→ Exercise requirements
Give every line of the data again, unchanged, but with no pictures.

----

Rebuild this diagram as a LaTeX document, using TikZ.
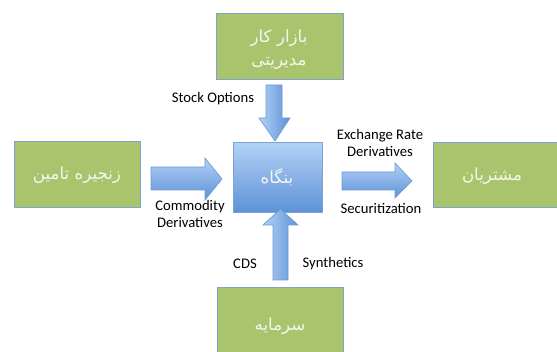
\documentclass[tikz,border=0pt]{standalone}
\usepackage{fontspec}
\setmainfont{Carlito}
\newfontfamily\arabicfont[Script=Arabic]{DejaVu Sans}
\TeXXeTstate=1
\definecolor{boxgreen}{HTML}{A9C46C}
\definecolor{boxedge}{HTML}{7FA3D0}
\definecolor{arrlight}{HTML}{B3D1F5}
\definecolor{arrdark}{HTML}{5D92D8}
\definecolor{arredge}{HTML}{6E9AD2}
\definecolor{txtwhite}{HTML}{F4F6EE}
\begin{document}
\begin{tikzpicture}[x=0.75pt,y=-0.75pt,
  greenbox/.style={draw=boxedge,line width=0.6pt,fill=boxgreen,inner sep=0pt,anchor=north west},
  fa/.style={font=\arabicfont\fontsize{12.5}{20}\selectfont,text=txtwhite,align=center},
  lbl/.style={font=\fontsize{11}{13}\selectfont,text=black,align=center},
  varrow/.style={draw=arredge,line width=0.5pt,left color=arrlight,right color=arrdark},
  harrow/.style={draw=arredge,line width=0.5pt,top color=arrlight,bottom color=arrdark}]
\useasboundingbox (0,0) rectangle (557,352);
\clip (0,0) rectangle (557,352);
% boxes
\node[greenbox,minimum width=127*0.75pt,minimum height=66*0.75pt] (top) at (216,13) {};
\node[greenbox,minimum width=126*0.75pt,minimum height=66*0.75pt] (left) at (14,141) {};
\node[greenbox,minimum width=130*0.75pt,minimum height=65*0.75pt] (right) at (433,142) {};
\node[greenbox,minimum width=126*0.75pt,minimum height=70*0.75pt] (bottom) at (217,287) {};
\node[draw=boxedge,line width=0.6pt,top color=arrlight,bottom color=arrdark,inner sep=0pt,anchor=north west,minimum width=89*0.75pt,minimum height=70*0.75pt] (center) at (233,142) {};
% texts
\node[fa] (toptxt1) at (279,38) {\beginR بازار کار\endR};
\node[fa] (toptxt2) at (279,63) {\beginR مدیریتی\endR};
\node[fa] (lefttxt) at (77,175) {\beginR زنجیره تامین\endR};
\node[fa] (righttxt) at (492,176) {\beginR مشتریان\endR};
\node[fa] (bottomtxt) at (280,326) {\beginR سرمایه\endR};
\node[fa] (centertxt) at (277,177) {\beginR بنگاه\endR};
% arrows
\path[varrow] (266,85) -- (282,85) -- (282,118) -- (290,118) -- (275,141) -- (259,118) -- (266,118) -- cycle;
\path[varrow] (273,280) -- (288,280) -- (288,225) -- (298,225) -- (280.5,209) -- (263,225) -- (273,225) -- cycle;
\path[harrow] (151,167) -- (205,167) -- (205,158) -- (222,179) -- (205,200) -- (205,190) -- (151,190) -- cycle;
\path[harrow] (342,172) -- (395,172) -- (395,163) -- (412,181) -- (395,198) -- (395,190) -- (342,190) -- cycle;
% labels
\node[lbl] (l1) at (213,99) {Stock Options};
\node[lbl] (l2) at (380,143) {Exchange Rate\\Derivatives};
\node[lbl] (l3) at (381,208) {Securitization};
\node[lbl] (l4) at (190,214) {Commodity\\Derivatives};
\node[lbl] (l5) at (245,264) {CDS};
\node[lbl] (l6) at (333,264) {Synthetics};
\end{tikzpicture}
\end{document}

----

→ Solution for this exercise
Rebuild this diagram as a LaTeX document, using TikZ.
\documentclass[tikz,border=0pt]{standalone}
\usepackage{fontspec}
\setmainfont{Carlito}
\newfontfamily\arabicfont[Script=Arabic]{DejaVu Sans}
\TeXXeTstate=1
\definecolor{boxgreen}{HTML}{A9C46C}
\definecolor{boxedge}{HTML}{7FA3D0}
\definecolor{arrlight}{HTML}{B3D1F5}
\definecolor{arrdark}{HTML}{5D92D8}
\definecolor{arredge}{HTML}{6E9AD2}
\definecolor{txtwhite}{HTML}{F4F6EE}
\begin{document}
\begin{tikzpicture}[x=0.75pt,y=-0.75pt,
  greenbox/.style={draw=boxedge,line width=0.6pt,fill=boxgreen,inner sep=0pt,anchor=north west},
  fa/.style={font=\arabicfont\fontsize{12.5}{20}\selectfont,text=txtwhite,align=center},
  lbl/.style={font=\fontsize{11}{13}\selectfont,text=black,align=center},
  varrow/.style={draw=arredge,line width=0.5pt,left color=arrlight,right color=arrdark},
  harrow/.style={draw=arredge,line width=0.5pt,top color=arrlight,bottom color=arrdark}]
\useasboundingbox (0,0) rectangle (557,352);
\clip (0,0) rectangle (557,352);
% boxes
\node[greenbox,minimum width=127*0.75pt,minimum height=66*0.75pt] (top) at (216,13) {};
\node[greenbox,minimum width=126*0.75pt,minimum height=66*0.75pt] (left) at (14,141) {};
\node[greenbox,minimum width=130*0.75pt,minimum height=65*0.75pt] (right) at (433,142) {};
\node[greenbox,minimum width=126*0.75pt,minimum height=70*0.75pt] (bottom) at (217,287) {};
\node[draw=boxedge,line width=0.6pt,top color=arrlight,bottom color=arrdark,inner sep=0pt,anchor=north west,minimum width=89*0.75pt,minimum height=70*0.75pt] (center) at (233,142) {};
% texts
\node[fa] (toptxt1) at (279,38) {\beginR بازار کار\endR};
\node[fa] (toptxt2) at (279,63) {\beginR مدیریتی\endR};
\node[fa] (lefttxt) at (77,175) {\beginR زنجیره تامین\endR};
\node[fa] (righttxt) at (492,176) {\beginR مشتریان\endR};
\node[fa] (bottomtxt) at (280,326) {\beginR سرمایه\endR};
\node[fa] (centertxt) at (277,177) {\beginR بنگاه\endR};
% arrows
\path[varrow] (266,85) -- (282,85) -- (282,118) -- (290,118) -- (275,141) -- (259,118) -- (266,118) -- cycle;
\path[varrow] (273,280) -- (288,280) -- (288,225) -- (298,225) -- (280.5,209) -- (263,225) -- (273,225) -- cycle;
\path[harrow] (151,167) -- (205,167) -- (205,158) -- (222,179) -- (205,200) -- (205,190) -- (151,190) -- cycle;
\path[harrow] (342,172) -- (395,172) -- (395,163) -- (412,181) -- (395,198) -- (395,190) -- (342,190) -- cycle;
% labels
\node[lbl] (l1) at (213,99) {Stock Options};
\node[lbl] (l2) at (380,143) {Exchange Rate\\Derivatives};
\node[lbl] (l3) at (381,208) {Securitization};
\node[lbl] (l4) at (190,214) {Commodity\\Derivatives};
\node[lbl] (l5) at (245,264) {CDS};
\node[lbl] (l6) at (333,264) {Synthetics};
\end{tikzpicture}
\end{document}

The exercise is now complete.